Both dogs are extremely stable dogs. I have been extremely happy working with Malinda and I don't think you could go wrong with her litters. 

What are your plans with the new pup?


----------



## Sabis mom (Mar 20, 2014)

rshkr said:


> just paid in full
> SG- *Kim vom Klodender Riss* IPO1 *x* V - *Iwan vom Poppitz* IPO3, FH2, IPO FH
> 
> what do you guys think?


I think I am jealous. A puppy just does not seem in the cards for me. This was one of my envy litters so please post lots of pics and updates. :smile2:


----------



## dogbyte (Apr 5, 2002)

I think you will love that combo. It is a repeat and the other litter looks great.


----------



## rshkr (Feb 9, 2012)

elisabeth_00117 said:


> What are your plans with the new pup?


i want to train him as a vicious attack dog to bite whoever crosses my yard/fence and property. my sign (patrolled by a german shepherd) didnt work, kids and people still go on my yard. this time they will be in for a big surprise. >

hahahahah just joking, gonna be a companion 80% of the time. PSA 10% and IPO 10% just for work to keep the mind occupied. but leaning more towards IPO since i found a club 12 miles from me and $20 per month


Sabis mom said:


> I think I am jealous. A puppy just does not seem in the cards for me. This was one of my envy litters so please post lots of pics and updates. :smile2:


 will do. 



dogbyte said:


> I think you will love that combo. It is a repeat and the other litter looks great.

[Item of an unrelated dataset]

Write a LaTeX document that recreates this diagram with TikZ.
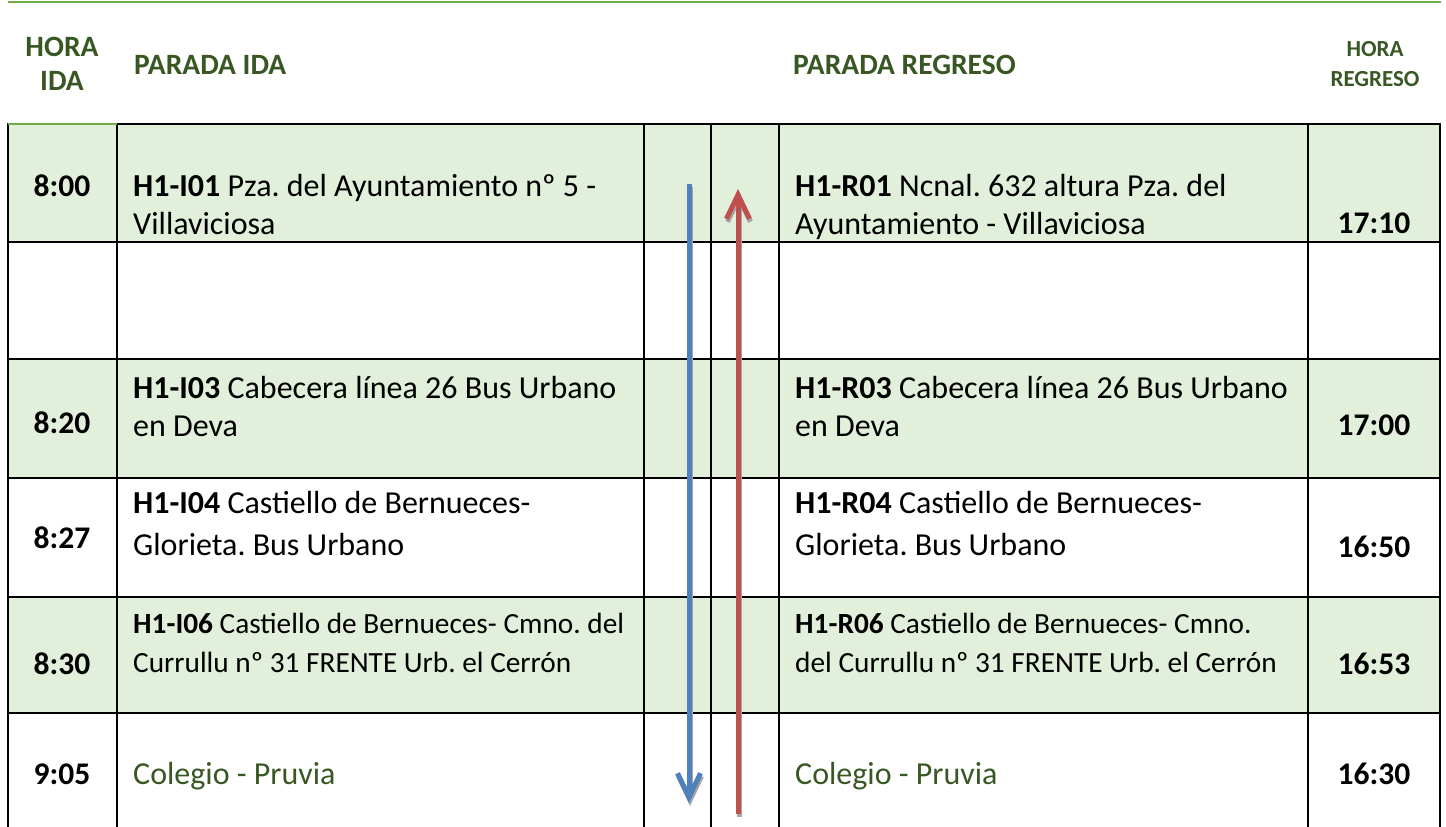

i hope so too. looking forward to the challenge.


----------



## elisabeth_00117 (May 17, 2009)

Haha! &#55357;&#56834; 

Mine is a natural at that... You know one of them "real" dogs you keep hearing about!


----------



## Apex1 (May 19, 2017)

Iwan vom Poppitz is he out of Vom Banach K9 in Washington state? I've been looking at Vom Banach thinking of another pup in 2-3 years from the byb pup I have had made me fall in the with the breed.


----------



## elisabeth_00117 (May 17, 2009)

No, Iwan was imported from Germany to join Malindas kennel.


----------



## rshkr (Feb 9, 2012)

i guess this is full DDR breeding?
i guess i wont start on the bitework til later on.
i will just do OB and lotsa tracking. 

counting the days til i go to the airport!


----------